The second part of the masculine mandate is found in the word, “keep.” The Hebrew word, shamar, is also translated, “watch over,” “guard,” “protect.” “A man is not only to wield the plow but also bear the sword. Being God’s deputy lord in the garden, Adam was not only to make it fruitful but also to keep it safe,” (pa 15.) To be a man is to stand up and be counted when there is danger or other evil to be faced. Phillips applies this calling to be protectors throughout the book. In our families, our presence is to make our wives and children feel safe and secure. At church we stand for truth and righteousness. In society we stand up against evil and defend our families and nation from danger.

In the second half of the book, besides his excellent application of the masculine mandate to our marriages, child rearing, and church life, Philips includes a chapter entitled, Men In Friendship. He draws upon the relationship of Jonathan and David for practical insight about male friendships.

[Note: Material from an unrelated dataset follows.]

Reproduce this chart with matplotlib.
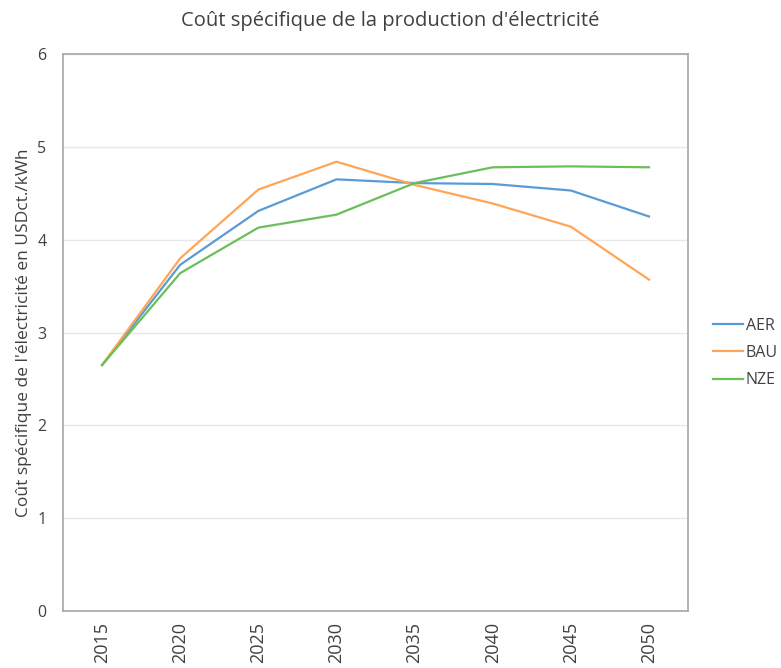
import matplotlib
matplotlib.use("Agg")
import matplotlib.pyplot as plt

plt.rcParams['font.family'] = ['Open Sans', 'DejaVu Sans']

years = ['2015', '2020', '2025', '2030', '2035', '2040', '2045', '2050']
aer = [2.65, 3.73, 4.31, 4.65, 4.61, 4.60, 4.53, 4.25]
bau = [2.65, 3.80, 4.54, 4.84, 4.59, 4.39, 4.14, 3.57]
nze = [2.65, 3.64, 4.13, 4.27, 4.61, 4.78, 4.79, 4.78]
series = [('AER', aer, '#5B9BD5'), ('BAU', bau, '#FFA556'), ('NZE', nze, '#6ABF5A')]

fig = plt.figure(figsize=(7.81, 6.68), dpi=100)
ax = fig.add_axes([0.0807, 0.0853, 0.8003, 0.8338])
x = list(range(len(years)))
for name, vals, col in series:
    ax.plot(x, vals, color=col, lw=1.6, label=name)

ax.set_xlim(-0.5, len(years) - 0.5)
ax.set_ylim(0, 6)
ax.set_yticks(range(0, 7))
ax.set_xticks(x)
ax.set_xticklabels(years, rotation=90)
ax.tick_params(axis='both', length=0, colors='#404040')
ax.tick_params(axis='y', pad=12, labelsize=11.5)
ax.tick_params(axis='x', pad=8, labelsize=13)
ax.grid(axis='y', color='#E8E8E8', lw=1)
ax.set_axisbelow(True)
for s in ax.spines.values():
    s.set_color('#A6A6A6')
    s.set_linewidth(1.2)

ax.set_ylabel("Coût spécifique de l'électricité en USDct./kWh", fontsize=12.5, color='#404040', labelpad=4)
fig.text(0.5, 0.969, "Coût spécifique de la production d'électricité", ha='center', va='center',
         fontsize=14.5, color='#404040')

leg = ax.legend(loc='center left', bbox_to_anchor=(0.913, 0.4716), bbox_transform=fig.transFigure,
                frameon=False, fontsize=11.5, borderpad=0, borderaxespad=0,
                handlelength=1.85, handletextpad=0.2, labelspacing=0.7, labelcolor='#404040')

fig.savefig('out.png', dpi=100)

In the final chapter, Phillips rightly points out that according to Eph. 4:15-16 each follower of Jesus is being discipled by Jesus right now, through the ministry of the Holy Spirit. I’m delighted to see Phillips make this point but he doesn’t go far enough. According to the text, Jesus disciples his body, not just through the Holy Spirit, but through each member of his body being connected to the other members of the body. This truth could have significantly strengthened his chapter on men needing male friends.